Patients with successfully treated osteosarcoma should be monitored for at least 5 years by their primary care physicians or surgeons. Chest CT scans every 4 to 6 months and bone scans every 12 months for the first 2 years are recommended to detect recurrent disease.5 Psychosocial supports are often needed during the course of therapy. Coordinating care among medical staff, social workers, psychologists, and family members may improve the patient’s ultimate functional status.10

Conclusion

Osteosarcoma is the most common malignant primary bone tumor and has a peak incidence in the second decade of life. A high-degree of clinical suspicion by primary care physicians is essential to diagnose this uncommon cancer.
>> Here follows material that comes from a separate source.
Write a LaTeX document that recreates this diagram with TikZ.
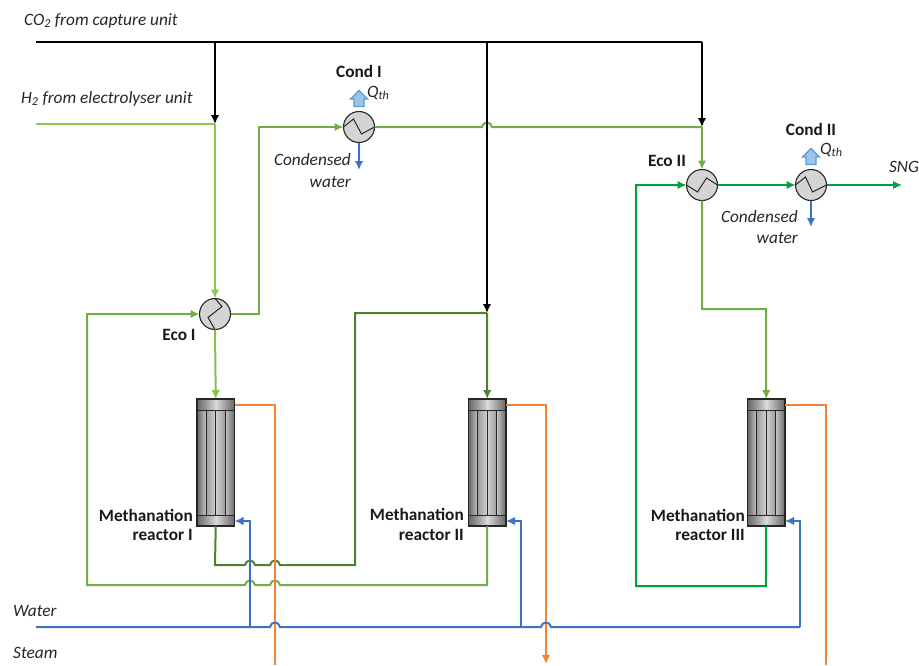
\documentclass[tikz,border=0pt]{standalone}
\usepackage{fontspec}
\setmainfont{Carlito}
\usetikzlibrary{arrows.meta}
\definecolor{h2green}{HTML}{8CC850}
\definecolor{midgreen}{HTML}{70AD47}
\definecolor{darkgreen}{HTML}{4F7F30}
\definecolor{sngreen}{HTML}{00A03C}
\definecolor{wblue}{HTML}{3A72C4}
\definecolor{sorange}{HTML}{F58232}
\definecolor{hxgray}{HTML}{D4D4D4}
\definecolor{qborder}{HTML}{5B9BD5}
\definecolor{qfill}{HTML}{9DC3E6}
\newcommand{\hopr}[2]{-- (#1-5,#2) .. controls (#1-4,#2-6) and (#1+4,#2-6) .. (#1+5,#2)}
\newcommand{\hopl}[2]{-- (#1+5,#2) .. controls (#1+4,#2-6) and (#1-4,#2-6) .. (#1-5,#2)}
\newcommand{\reactor}[2]{%
  \shade[left color=black!60, right color=black!22] (#1,399) rectangle (#1+9.3,526);
  \shade[left color=black!38, right color=black!18] (#1+9.3,399) rectangle (#1+18.7,526);
  \shade[left color=black!18, right color=black!38] (#1+18.7,399) rectangle (#1+28,526);
  \shade[left color=black!22, right color=black!60] (#1+28,399) rectangle (#1+37.5,526);
  \shade[left color=black!60, right color=black!15] (#1,399) rectangle (#1+19,410);
  \shade[left color=black!15, right color=black!60] (#1+19,399) rectangle (#1+37.5,410);
  \shade[left color=black!60, right color=black!15] (#1,515) rectangle (#1+19,526);
  \shade[left color=black!15, right color=black!60] (#1+19,515) rectangle (#1+37.5,526);
  \draw[rline] (#1,410) -- (#1+37.5,410);
  \draw[rline] (#1,515) -- (#1+37.5,515);
  \foreach \a in {9.3,18.7,28}{\draw[rline] (#1+\a,410) -- (#1+\a,515);}
  \node[rbox,anchor=north west] (#2) at (#1,399) {};
}
\tikzset{
  rline/.style={draw=black!85,line width=0.9pt},
  rbox/.style={draw=black!85,line width=1.1pt,minimum width=37.5pt,minimum height=127pt,inner sep=0pt,outer sep=0pt},
  hx/.style={circle,draw=black!85,line width=1.1pt,fill=hxgray,minimum size=31pt,inner sep=0pt,outer sep=0pt},
  zig/.style={draw=black!85,line width=1pt},
  flow/.style={line width=2pt,-{Latex[length=9pt,width=8.5pt]}},
  pipe/.style={line width=2pt},
  lab/.style={font=\fontsize{17.3}{20}\selectfont\itshape,text=black!85,inner sep=0pt},
  eqp/.style={font=\fontsize{17.3}{20}\selectfont\bfseries,text=black!90,inner sep=0pt},
  qarrow/.style={draw=qborder,line width=1.2pt,fill=qfill},
}
\begin{document}
\begin{tikzpicture}[x=1pt,y=-1pt]
\useasboundingbox (0,0) rectangle (919,665);
\clip (0,0) rectangle (919,665);

% named points
\coordinate (co2in) at (36,42);
\coordinate (co2a) at (215,42);
\coordinate (co2b) at (487,42);
\coordinate (co2c) at (702,42);
\coordinate (h2in) at (36,124);
\coordinate (h2j) at (215,124);
\coordinate (mixb) at (487,313);
\coordinate (mixc) at (702,127);
\coordinate (wat) at (36,627);
\coordinate (ja) at (250,627);
\coordinate (jb) at (521,627);
\coordinate (jc) at (800,627);
\coordinate (steamA) at (275,665);
\coordinate (steamB) at (546,664);
\coordinate (steamC) at (826,665);
\coordinate (sng) at (902,185);
\coordinate (w1) at (359,170);
\coordinate (w2) at (811,227);

% equipment
\reactor{197}{r1}
\reactor{468.5}{r2}
\reactor{747.5}{r3}
\node[hx] (eco1) at (215,314) {};
\node[hx] (cond1) at (359,127) {};
\node[hx] (eco2) at (702,185) {};
\node[hx] (cond2) at (811,185) {};

\draw[zig] (eco1.north) -- ++(7,8) -- ++(-14,11) -- (eco1.south);
\draw[zig] (cond1.west) -- ++(10,-8) -- ++(8,15) -- (cond1.east);
\draw[zig] (eco2.west) -- ++(11,7) -- ++(9,-14) -- (eco2.east);
\draw[zig] (cond2.west) -- ++(10,-8) -- ++(7,15) -- (cond2.east);

% light green hydrogen
\draw[pipe,h2green] (h2in) -- (h2j);
\draw[flow,h2green] (h2j) -- (eco1.north);
\draw[flow,h2green!70!midgreen] (eco1.south) -- (r1.north);

% mid green
\draw[flow,midgreen] (eco1.east) -- (259,314) -- (259,127) -- (cond1.west);
\draw[pipe,midgreen] (cond1.east) \hopr{487}{127} -- (mixc);
\draw[flow,midgreen] (mixc) -- (eco2.north);
\draw[flow,midgreen] (eco2.south) -- (702,309) -- (766,309) -- (r3.north);
\draw[flow,midgreen] (r2.south) -- (487,585) \hopl{275}{585} \hopl{250}{585} -- (87,585) -- (87,314) -- (eco1.west);

% dark green
\draw[pipe,darkgreen] (r1.south) -- (215,565) \hopr{250}{565} \hopr{275}{565} -- (355,565) -- (355,313) -- (mixb);
\draw[flow,darkgreen] (mixb) -- (r2.north);

% SNG green
\draw[flow,sngreen] (r3.south) -- (766,586) -- (636,586) -- (636,185) -- (eco2.west);
\draw[flow,sngreen] (eco2.east) -- (cond2.west);
\draw[flow,sngreen] (cond2.east) -- (sng);

% CO2
\draw[pipe,black] (co2in) -- (co2c);
\draw[flow,black] (co2a) -- (h2j);
\draw[flow,black] (co2b) -- (mixb);
\draw[flow,black] (co2c) -- (mixc);

% steam
\draw[pipe,sorange] (r1.east |- 0,405) -- (275,405) -- (steamA);
\draw[flow,sorange] (r2.east |- 0,405) -- (546,405) -- (steamB);
\draw[pipe,sorange] (r3.east |- 0,405) -- (826,405) -- (steamC);

% water
\draw[pipe,wblue] (wat) \hopr{275}{627} \hopr{546}{627} -- (jc);
\draw[flow,wblue] (ja) -- (250,521) -- (r1.east |- 0,521);
\draw[flow,wblue] (jb) -- (521,521) -- (r2.east |- 0,521);
\draw[flow,wblue] (jc) -- (800,521) -- (r3.east |- 0,521);
\draw[flow,wblue] (cond1.south) -- (w1);
\draw[flow,wblue] (cond2.south) -- (w2);

% heat arrows
\draw[qarrow] (354,106.5) -- (354,99) -- (350.5,99) -- (359,90.5) -- (367.5,99) -- (364,99) -- (364,106.5) -- cycle;
\draw[qarrow] (806,164.5) -- (806,157) -- (802.5,157) -- (811,148.5) -- (819.5,157) -- (816,157) -- (816,164.5) -- cycle;

% labels
\node[lab,anchor=west] (tco2) at (24,20.5) {CO\textsubscript{2} from capture unit};
\node[lab,anchor=west] (th2) at (21,98.5) {H\textsubscript{2} from electrolyser unit};
\node[lab,anchor=west] (twater) at (13,611) {Water};
\node[lab,anchor=west] (tsteam) at (13,653) {Steam};
\node[lab,anchor=center] (tsng) at (904,167) {SNG};
\node[eqp] (tc1) at (359,71) {Cond I};
\node[eqp] (tc2) at (811,129) {Cond II};
\node[eqp] (te1) at (179,335) {Eco I};
\node[eqp] (te2) at (667,161) {Eco II};
\node[lab,anchor=west] (q1) at (367,93) {Q\textsubscript{th}};
\node[lab,anchor=west] (q2) at (820,150) {Q\textsubscript{th}};
\node[lab,anchor=east] (cw1a) at (351,160) {Condensed};
\node[lab,anchor=east] (cw1b) at (351,182) {water};
\node[lab,anchor=east] (cw2a) at (798,217) {Condensed};
\node[lab,anchor=east] (cw2b) at (798,238) {water};
\node[eqp,anchor=east] (m1a) at (193,515) {Methanation};
\node[eqp,anchor=east] (m1b) at (193,535) {reactor I};
\node[eqp,anchor=east] (m2a) at (464,514) {Methanation};
\node[eqp,anchor=east] (m2b) at (464,535) {reactor II};
\node[eqp,anchor=east] (m3a) at (745,515) {Methanation};
\node[eqp,anchor=east] (m3b) at (745,535) {reactor III};
\end{tikzpicture}
\end{document}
Although many researchers have demonstrated that physically active persons have lower rates of serious illness and mortality compared with sedentary populations, any person with an atypical clinical musculoskeletal presentation must be suspected of having a serious underlying disease regardless of his or her overall health status. Localized tenderness, a palpable mass, restricted range of motion, limping, and muscle atrophy are the most common clinical findings. Plain radiography, MRI, CT, bone scanning, and surgical biopsy are helpful to evaluate osteosarcoma. Treatment involves surgical excision of local and metastatic disease combined with multiagent chemotherapy. With prompt recognition and early therapy, many persons with osteosarcoma have very favorable prognoses.